Ethan goes dark in a colourful adventure…
Ethan Hunt’s fifth impossible mission starts with its much-publicised money shot: Tom Cruise clinging to the side of an Airbus A400M. For real. It’s a crazy stunt, and to front load the film with it is equally ballsy – audiences are sure to spend the next two hours waiting for it to be topped.
But if you want to know the true circumference of Cruise’s cojones, it’s evidenced in his decision to trust in storytelling, lovingly crafted set-pieces and suspense (all of it delivered in 2D) rather than wedge himself into a bombastic, CGI-bloated jamboree. Mission: Impossible – Rogue Nation might have its hi-tech gadgets, but it’s a pleasingly old-fashioned affair.
The coherently tangled plot sees Ethan obsessing upon the existence of the Syndicate, a SPECTRE-like organisation comprised of supposedly deceased agents from all around the globe. Stick a pin in an international tragedy and it’ll tell tale of the Syndicate. But CIA Director Alan Hunley (Alec Baldwin) thinks Hunt is paranoid, the Impossible Missions Force out of control.
And so Ethan, not for the first time, must go rogue, growing an unfeasibly bushy beard and calling on the surreptitious help of his trusty co-workers (Jeremy Renner, Ving Rhames and an impressive Simon Pegg, whose tech-head Benji is given much more to do) to track down his only link to the Syndicate – whispering, unblinking nutjob Solomon Lane (Sean Harris).
Naturally Ethan’s quest takes him to such far-flung places as Paris, Casablanca and London, while his modes of transport – always moving at breakneck pace, and sometimes travelling in reverse, or slaloming through traffic, or jolting down vertiginous steps – include cars, motorbikes and, of course, his own two feet; Cruise’s upright, arm-pumping run is as now iconic as John Wayne’s hip-roll slouch.
There is double and triple-dealing galore, much of it arriving via mystery lady Ilsa (Swedish actress Rebecca Ferguson in a terrifically poised, sensual and brutal performance; consider the gauntlet well and truly thrown down to new Bond ladies Monica Bellucci and Lea Seydoux).
Indeed, the Grand Guignol sequence in which Ethan and Ilsa first cross paths as two silhouettes working the wings and rigging of the Vienna State Opera while an assassination attempt plays out to ‘Nessun Dorma’, is M:I5‘s highlight.
With its fluid camera and choking tension, it recalls Brian De Palma’s elaborate dances of death, and thus returns the series to its original instalment. Director Christopher McQuarrie (Jack Reacher, the screenplay of The Usual Suspects) is a classicist, and each of his set-pieces, including a breath-snatching underwater heist, possess a pleasing purity.

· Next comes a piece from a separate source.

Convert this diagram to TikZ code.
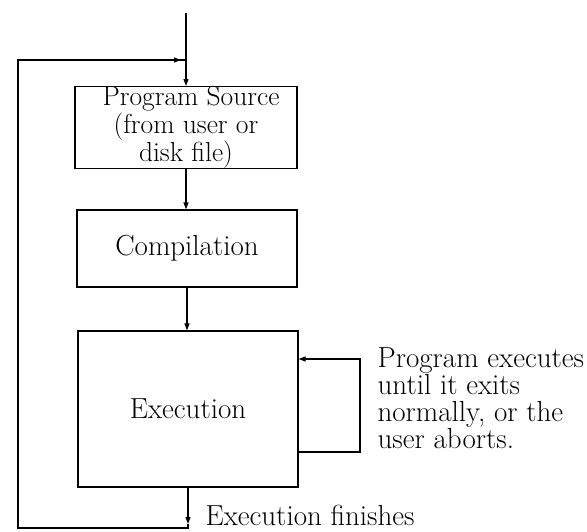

Mission: Impossible – Rogue Nation doesn’t quite have the scale of Brad Bird’s fourth outing, its villain can’t match Philip Seymour Hoffman’s franchise stand-out in J.J. Abram’s part III, and Ethan Hunt continues to be little more than a startlingly capable cypher. But this is a fun entry in an enduring series that’s never failed to deliver a lively night out, and you should accept it, gladly.
The Verdict
4
4 out of 5
Mission: Impossible – Rogue Nation review
Christopher McQuarrie keeps the franchise fuse fizzing with machinations a go-go and some precision action.